Brent crude futures fell 55 cents to $62.17 a barrel by 1350 GMT. The price has lost 11 percent since hitting a high above $71 in January and has now wiped out all its 2018 gains.

U.S. West Texas Intermediate crude futures dropped 77 cents to $58.42 a barrel.

U.S. consumer prices excluding energy and food accelerated at their fastest pace in a year, triggering a bounce in the dollar as prospects for more U.S. interest rate rises pushed up Treasury yields.

“In terms of a continuation of risk-off moves in the market, the U.S. economic data does not help,” BNP Paribas head of commodity strategy Harry Tchilinguirian said.

“With yields moving higher on the inflation number, let us see how equities will close the day,” he said, adding U.S. oil inventory data would also be closely watched.

The U.S. Energy Information Administration releases weekly inventory data later on Wednesday. Analysts expect a rise of 2.8 million barrels.

A report on Tuesday from the American Petroleum Institute (API) showed U.S. crude inventories rose by 3.9 million barrels, a higher level than forecast.

Natixis oil analyst Joel Hancock said the oil price rally in the second half of 2017 and start of 2018 has been fueled by expectations for robust demand, but higher inventories suggested seasonal weakness and possibly slowing growth in demand for oil.

But U.S. crude inventories are still set for their largest fall in the first quarter of the year in more than 20 years.

The Organization of the Petroleum Exporting Countries and its partners including Russia have curbed supply since January 2017 in a bid to drain global inventories.

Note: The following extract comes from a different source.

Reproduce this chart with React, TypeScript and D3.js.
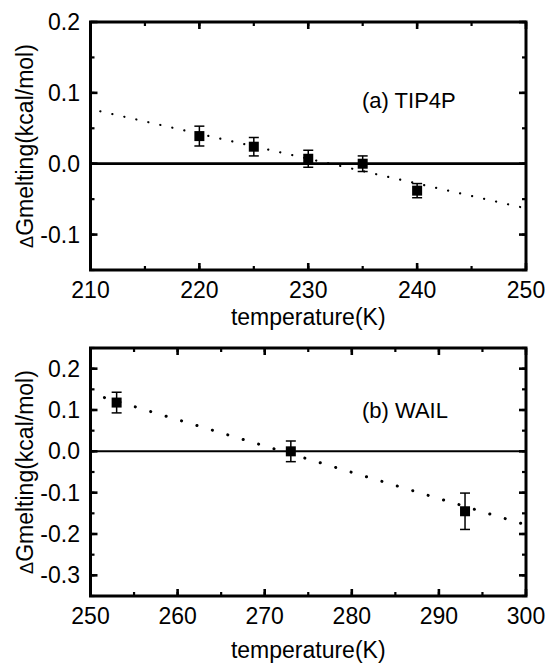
import React from 'react';
import * as d3 from 'd3';

// panel (a) TIP4P
const tip4pT = [220, 225, 230, 235, 240];
const tip4pG = [0.039, 0.024, 0.007, 0.0, -0.038];
const tip4pErr = [0.014, 0.013, 0.012, 0.011, 0.01];
const tip4pFitT = [210.9, 250];
const tip4pFitG = [0.074, -0.063];
const tip4pXTicks = [210, 220, 230, 240, 250];
const tip4pYTicks = [-0.1, 0.0, 0.1, 0.2];

// panel (b) WAIL
const wailT = [253, 273, 293];
const wailG = [0.118, 0.0, -0.145];
const wailErr = [0.025, 0.025, 0.044];
const wailFitT = [251.6, 300];
const wailFitG = [0.13, -0.178];
const wailXTicks = [250, 260, 270, 280, 290, 300];
const wailYTicks = [-0.3, -0.2, -0.1, 0.0, 0.1, 0.2];

const FONT = '"Liberation Sans", Arial, sans-serif';

type PanelProps = {
  top: number;
  bottom: number;
  xDomain: [number, number];
  yDomain: [number, number];
  xTicks: number[];
  yTicks: number[];
  xs: number[];
  ys: number[];
  errs: number[];
  fitX: number[];
  fitY: number[];
  label: string;
  labelY: number;
  titleY: number;
  dotW: number;
  dotGap: number;
  zeroW: number;
};

function Panel(p: PanelProps) {
  const left = 90.5;
  const right = 526;
  const x = d3.scaleLinear().domain(p.xDomain).range([left, right]);
  const y = d3.scaleLinear().domain(p.yDomain).range([p.bottom, p.top]);

  const xMinor = d3.range(p.xDomain[0], p.xDomain[1] + 0.001, 5);
  const yMinor = d3.range(Math.round(p.yDomain[0] * 100), Math.round(p.yDomain[1] * 100) + 1, 5).map(v => v / 100);
  const majorLen = 7;
  const minorLen = 4;

  const fitLine = d3.line<number>()
    .x((_, i) => x(p.fitX[i]))
    .y(d => y(d));

  // plain hyphen for negatives, like the original figure
  const fmt = (v: number) => d3.format('.1f')(v).replace('\u2212', '-');
  const cy = (p.top + p.bottom) / 2;

  return (
    <g>
      {/* zero line */}
      <line x1={left} x2={right} y1={y(0)} y2={y(0)} stroke="#000" strokeWidth={p.zeroW} />

      {/* dotted fit */}
      <path d={fitLine(p.fitY) || ''} fill="none" stroke="#000" strokeWidth={p.dotW}
        strokeLinecap="round" strokeDasharray={`0.1 ${p.dotGap}`} />

      {/* error bars + markers */}
      {p.xs.map((t, i) => {
        const px = x(t);
        const y1 = y(p.ys[i] + p.errs[i]);
        const y2 = y(p.ys[i] - p.errs[i]);
        return (
          <g key={i}>
            <line x1={px} x2={px} y1={y1} y2={y2} stroke="#000" strokeWidth={1.5} />
            <line x1={px - 5} x2={px + 5} y1={y1} y2={y1} stroke="#000" strokeWidth={1.5} />
            <line x1={px - 5} x2={px + 5} y1={y2} y2={y2} stroke="#000" strokeWidth={1.5} />
            <rect x={px - 5} y={y(p.ys[i]) - 5} width={10} height={10} fill="#000" />
          </g>
        );
      })}

      {/* minor ticks */}
      {xMinor.map((v, i) => (
        <g key={'xm' + i}>
          <line x1={x(v)} x2={x(v)} y1={p.bottom} y2={p.bottom - minorLen} stroke="#000" strokeWidth={2.2} />
          <line x1={x(v)} x2={x(v)} y1={p.top} y2={p.top + minorLen} stroke="#000" strokeWidth={2.2} />
        </g>
      ))}
      {yMinor.map((v, i) => (
        <g key={'ym' + i}>
          <line x1={left} x2={left + minorLen} y1={y(v)} y2={y(v)} stroke="#000" strokeWidth={2.2} />
          <line x1={right} x2={right - minorLen} y1={y(v)} y2={y(v)} stroke="#000" strokeWidth={2.2} />
        </g>
      ))}

      {/* major ticks + labels */}
      {p.xTicks.map(v => (
        <g key={'x' + v}>
          <line x1={x(v)} x2={x(v)} y1={p.bottom} y2={p.bottom - majorLen} stroke="#000" strokeWidth={2.6} />
          <line x1={x(v)} x2={x(v)} y1={p.top} y2={p.top + majorLen} stroke="#000" strokeWidth={2.6} />
          <text x={x(v)} y={p.bottom + 28} textAnchor="middle" fontSize={23} fontFamily={FONT}>{v}</text>
        </g>
      ))}
      {p.yTicks.map(v => (
        <g key={'y' + v}>
          <line x1={left} x2={left + majorLen} y1={y(v)} y2={y(v)} stroke="#000" strokeWidth={2.6} />
          <line x1={right} x2={right - majorLen} y1={y(v)} y2={y(v)} stroke="#000" strokeWidth={2.6} />
          <text x={80} y={y(v) + 8} textAnchor="end" fontSize={23} fontFamily={FONT}>{fmt(v)}</text>
        </g>
      ))}

      {/* frame */}
      <rect x={left} y={p.top} width={right - left} height={p.bottom - p.top} fill="none" stroke="#000" strokeWidth={3} />

      {/* panel label */}
      <text x={362} y={p.labelY} fontSize={22} fontFamily={FONT}>{p.label}</text>

      {/* axis titles */}
      <text x={(left + right) / 2} y={p.titleY} textAnchor="middle" fontSize={23} fontFamily={FONT}>temperature(K)</text>
      <text transform={`translate(33,${cy}) rotate(-90)`} textAnchor="middle" fontSize={23} fontFamily={FONT}>
        <tspan fontSize={18}>Δ</tspan>Gmelting(kcal/mol)
      </text>
    </g>
  );
}

export default function App() {
  return (
    <svg width={549} height={665} style={{ position: 'absolute', left: 0, top: 0, background: '#fff' }}>
      <Panel top={22} bottom={270} xDomain={[210, 250]} yDomain={[-0.15, 0.2]}
        xTicks={tip4pXTicks} yTicks={tip4pYTicks}
        xs={tip4pT} ys={tip4pG} errs={tip4pErr} fitX={tip4pFitT} fitY={tip4pFitG}
        label="(a) TIP4P" labelY={108} titleY={325} dotW={2.2} dotGap={12.2} zeroW={2.7} />
      <Panel top={348} bottom={596} xDomain={[250, 300]} yDomain={[-0.35, 0.25]}
        xTicks={wailXTicks} yTicks={wailYTicks}
        xs={wailT} ys={wailG} errs={wailErr} fitX={wailFitT} fitY={wailFitG}
        label="(b) WAIL" labelY={418} titleY={658} dotW={3} dotGap={16} zeroW={2} />
    </svg>
  );
}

The International Energy Agency on Tuesday raised its forecast for 2018 demand growth by 100,000 bpd to 1.4 million bpd, but said the rapid increase in global supply, particularly in the United States, could overtake consumption.

The physical markets are reflecting this concern. Prices for barrels of crude from the North Sea, Russia, the United States and Middle East have dropped to multi-month lows.